Yesterday, Sparklehorse frontman Mark Linkous was found dead from a self-inflicted gunshot wound. Only two days earlier we found out that the band’s latest work, a collaboration with Danger Mouse and David Lynch called Dark Night of the Soul, finally cleared some legal hurdles that have kept the album out of fan hands for nearly a year. (I wrote about those legal hurdles back in May 2009.) According to a statement copied at Brooklyn Vegan, there’s a nearly-finished album for Anti- Records in the pipeline, so this might not be the last we see of this excellent, excellent band. I’ve considered Good Morning Spider a desert-island record for years now, and am quite sad to hear of Linkous’ passing.
Rest in peace.
1 March 2010
Berklee College of Music runs a music business journal which addresses the problems of our beloved industry with a little more academic vigor than most other outlets. Usually, I rely on them for some valued in-depth perspective on a lot of issues. But their coverage of the Live Nation / Ticketmaster merger is simply miserable.

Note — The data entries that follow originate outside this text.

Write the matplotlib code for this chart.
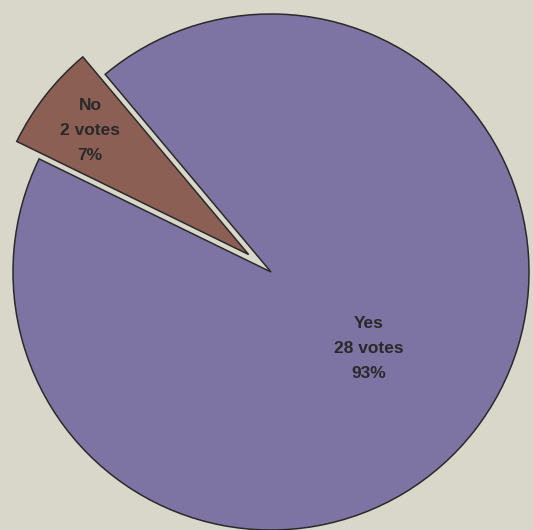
import matplotlib.pyplot as plt
import numpy as np

labels = ["No", "Yes"]
votes = [2, 28]
percents = ["7%", "93%"]

colors = ["#8c5f55", "#7d74a3"]
bg_color = "#d9d6ca"
edge_color = "#2b2a2a"
text_color = "#2a2929"

radius = 258

fig = plt.figure(figsize=(5.33, 5.30), dpi=100)
fig.patch.set_facecolor(bg_color)
ax = fig.add_axes([0, 0, 1, 1])
ax.set_facecolor(bg_color)

# explode is added to the centre directly, so give it in data units
wedges, _ = ax.pie(
    votes,
    colors=colors,
    explode=[0.11 * radius, 0.0],
    startangle=130,
    counterclock=True,
    center=(271, 258),
    radius=radius,
    frame=True,
    wedgeprops=dict(edgecolor=edge_color, linewidth=1.1),
)
ax.set_xlim(0, 533)
ax.set_ylim(0, 530)
ax.set_aspect("equal")
ax.axis("off")

# label positions as a fraction of the radius along each slice's mid angle
label_dist = [0.78, 0.48]
for w, lab, n, pct, d in zip(wedges, labels, votes, percents, label_dist):
    mid = np.deg2rad((w.theta1 + w.theta2) / 2)
    cx, cy = w.center
    x = cx + d * w.r * np.cos(mid)
    y = cy + d * w.r * np.sin(mid)
    ax.text(x, y, f"{lab}\n{n} votes\n{pct}", ha="center", va="center",
            fontsize=12.5, fontweight="bold", family="Liberation Sans",
            color=text_color, linespacing=1.85)

fig.savefig("out.png", dpi=100, facecolor=bg_color)
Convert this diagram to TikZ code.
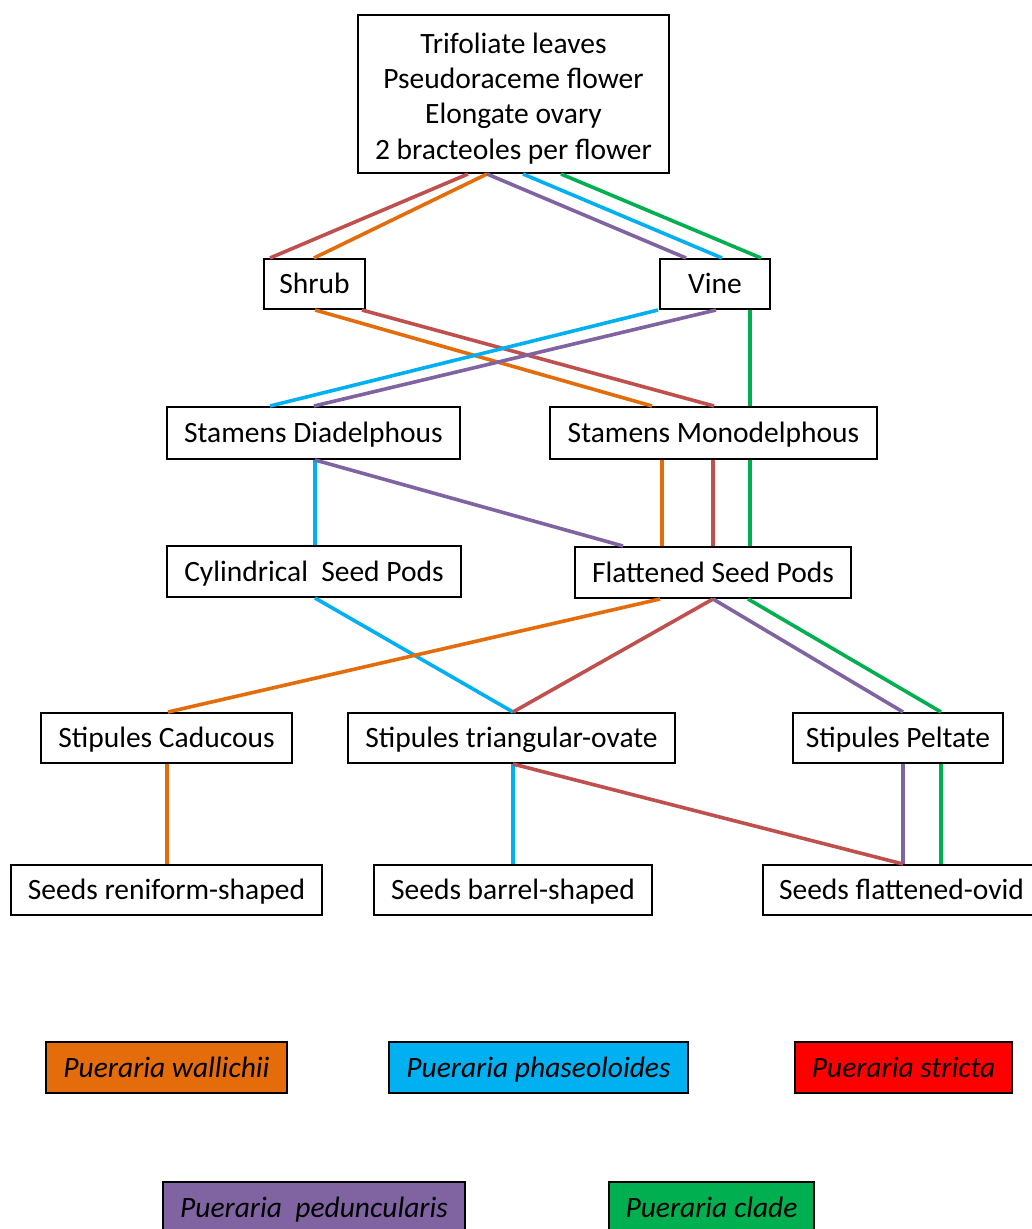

The journal published two articles on the subject for their most recent issue. The first is a fairly straightforward pros-and-cons piece which, aside from only getting one opinion on either side, serves as a sufficient history piece. The second is a pro-merger take by someone who I can only assume is a student at Berklee, highlighting the purported efficiencies of the transaction.
The (entirely citation-free) piece offers only conclusory statements about the “efficiency” of a merger, and seems to be confusing a lot of the details of both the settlement and the industry. The author seems confused, for example, that no mention was made in the DoJ settlement of major record companies, as if the record industry’s role would have any bearing on a live-music merger. He predicts the end of service charges on tickets, with no evidence to support it. He suggests TicketsNow (a Ticketmaster affiliate) avoided antitrust investigation for their unsavory ticket resale practices, which is totally wrong. He says TM/LN will now finally have the market power to engage in pure price discrimination, but does not even mention how that might fall under the criminal liability of the Robinson-Patman Act. The author seems to also fundamentally misunderstand the nature of Live Nation, talent agencies, and a lot of the structure of the business, and adds this structurally imbalanced suggestion as to the impact on independent actors in the music industry:
But this is not the death of all things independent. To the contrary, independent segments of the industry will survive through strategic partnerships and consolidation.
So the solution for independent businesses is to consolidate, and thus no longer be independent?
There’s substantive issues to address here, but the article takes so many sharp turns I can’t do the merits any justice. (Paradoxically at the end the author supposes that “Live Nation Entertainment will suffer eventual divestiture at the hands of a Republican administration.” Don’t look for any reasoning to back up the assertion that Republicans, historically softer on antitrust, will feel compelled to split up Live Nation once they take power.) This was a tremendously disappointing read. As one of the only academic music business journals out there, I expected a hell of a lot more from Berklee.